Request - Copy the records below exactly, omitting any pictures they contain.

Extracted data -
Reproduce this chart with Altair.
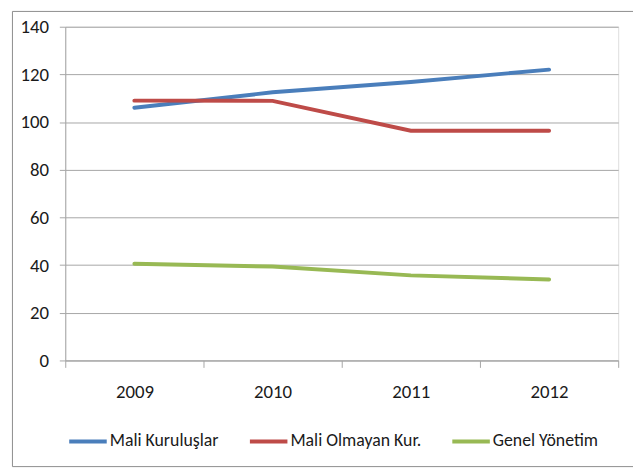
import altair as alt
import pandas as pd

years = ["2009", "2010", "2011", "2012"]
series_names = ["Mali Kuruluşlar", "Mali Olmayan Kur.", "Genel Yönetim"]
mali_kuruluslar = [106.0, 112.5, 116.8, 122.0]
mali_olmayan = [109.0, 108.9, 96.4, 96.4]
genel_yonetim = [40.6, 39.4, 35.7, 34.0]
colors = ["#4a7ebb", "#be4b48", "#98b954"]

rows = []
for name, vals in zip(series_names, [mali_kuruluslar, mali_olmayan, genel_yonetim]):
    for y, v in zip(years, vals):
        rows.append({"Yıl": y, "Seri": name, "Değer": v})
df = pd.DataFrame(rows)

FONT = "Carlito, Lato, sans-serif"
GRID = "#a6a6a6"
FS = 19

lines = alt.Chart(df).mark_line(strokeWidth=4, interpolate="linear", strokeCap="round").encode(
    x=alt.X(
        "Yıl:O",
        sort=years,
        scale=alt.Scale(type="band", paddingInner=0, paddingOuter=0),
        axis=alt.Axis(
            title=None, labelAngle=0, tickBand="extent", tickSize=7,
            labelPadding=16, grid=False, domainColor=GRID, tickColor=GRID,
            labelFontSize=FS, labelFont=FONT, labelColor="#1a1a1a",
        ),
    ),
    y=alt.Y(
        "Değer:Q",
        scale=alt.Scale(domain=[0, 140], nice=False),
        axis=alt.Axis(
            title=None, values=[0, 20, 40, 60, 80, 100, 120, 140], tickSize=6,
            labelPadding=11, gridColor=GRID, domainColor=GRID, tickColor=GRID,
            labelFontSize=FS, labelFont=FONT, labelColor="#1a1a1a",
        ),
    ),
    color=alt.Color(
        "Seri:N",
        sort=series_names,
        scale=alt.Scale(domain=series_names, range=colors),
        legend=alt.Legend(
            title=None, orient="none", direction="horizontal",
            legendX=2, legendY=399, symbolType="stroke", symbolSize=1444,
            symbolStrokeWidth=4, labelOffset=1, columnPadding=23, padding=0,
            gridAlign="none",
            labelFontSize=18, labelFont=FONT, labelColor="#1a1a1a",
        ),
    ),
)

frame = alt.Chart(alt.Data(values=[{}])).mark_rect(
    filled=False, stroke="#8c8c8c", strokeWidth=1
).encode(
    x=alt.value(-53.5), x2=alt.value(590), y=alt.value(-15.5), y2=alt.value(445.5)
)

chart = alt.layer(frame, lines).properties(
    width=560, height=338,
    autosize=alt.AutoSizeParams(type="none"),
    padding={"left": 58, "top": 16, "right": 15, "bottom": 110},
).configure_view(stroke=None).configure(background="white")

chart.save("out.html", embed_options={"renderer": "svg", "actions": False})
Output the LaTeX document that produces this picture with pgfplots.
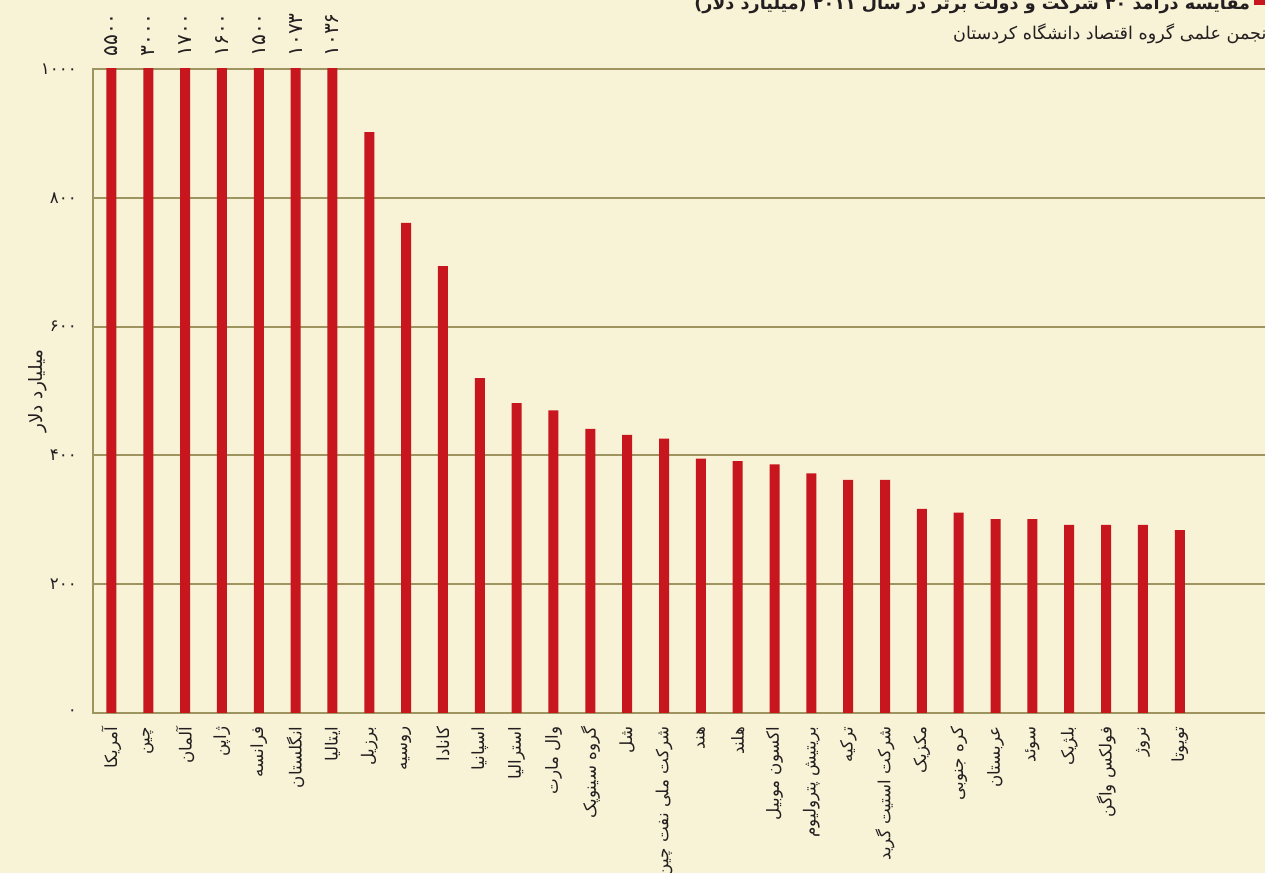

Answer to the task -
Reproduce this chart with Altair.
import altair as alt
import pandas as pd

years = ["2009", "2010", "2011", "2012"]
series_names = ["Mali Kuruluşlar", "Mali Olmayan Kur.", "Genel Yönetim"]
mali_kuruluslar = [106.0, 112.5, 116.8, 122.0]
mali_olmayan = [109.0, 108.9, 96.4, 96.4]
genel_yonetim = [40.6, 39.4, 35.7, 34.0]
colors = ["#4a7ebb", "#be4b48", "#98b954"]

rows = []
for name, vals in zip(series_names, [mali_kuruluslar, mali_olmayan, genel_yonetim]):
    for y, v in zip(years, vals):
        rows.append({"Yıl": y, "Seri": name, "Değer": v})
df = pd.DataFrame(rows)

FONT = "Carlito, Lato, sans-serif"
GRID = "#a6a6a6"
FS = 19

lines = alt.Chart(df).mark_line(strokeWidth=4, interpolate="linear", strokeCap="round").encode(
    x=alt.X(
        "Yıl:O",
        sort=years,
        scale=alt.Scale(type="band", paddingInner=0, paddingOuter=0),
        axis=alt.Axis(
            title=None, labelAngle=0, tickBand="extent", tickSize=7,
            labelPadding=16, grid=False, domainColor=GRID, tickColor=GRID,
            labelFontSize=FS, labelFont=FONT, labelColor="#1a1a1a",
        ),
    ),
    y=alt.Y(
        "Değer:Q",
        scale=alt.Scale(domain=[0, 140], nice=False),
        axis=alt.Axis(
            title=None, values=[0, 20, 40, 60, 80, 100, 120, 140], tickSize=6,
            labelPadding=11, gridColor=GRID, domainColor=GRID, tickColor=GRID,
            labelFontSize=FS, labelFont=FONT, labelColor="#1a1a1a",
        ),
    ),
    color=alt.Color(
        "Seri:N",
        sort=series_names,
        scale=alt.Scale(domain=series_names, range=colors),
        legend=alt.Legend(
            title=None, orient="none", direction="horizontal",
            legendX=2, legendY=399, symbolType="stroke", symbolSize=1444,
            symbolStrokeWidth=4, labelOffset=1, columnPadding=23, padding=0,
            gridAlign="none",
            labelFontSize=18, labelFont=FONT, labelColor="#1a1a1a",
        ),
    ),
)

frame = alt.Chart(alt.Data(values=[{}])).mark_rect(
    filled=False, stroke="#8c8c8c", strokeWidth=1
).encode(
    x=alt.value(-53.5), x2=alt.value(590), y=alt.value(-15.5), y2=alt.value(445.5)
)

chart = alt.layer(frame, lines).properties(
    width=560, height=338,
    autosize=alt.AutoSizeParams(type="none"),
    padding={"left": 58, "top": 16, "right": 15, "bottom": 110},
).configure_view(stroke=None).configure(background="white")

chart.save("out.html", embed_options={"renderer": "svg", "actions": False})
Output the LaTeX document that produces this picture with pgfplots.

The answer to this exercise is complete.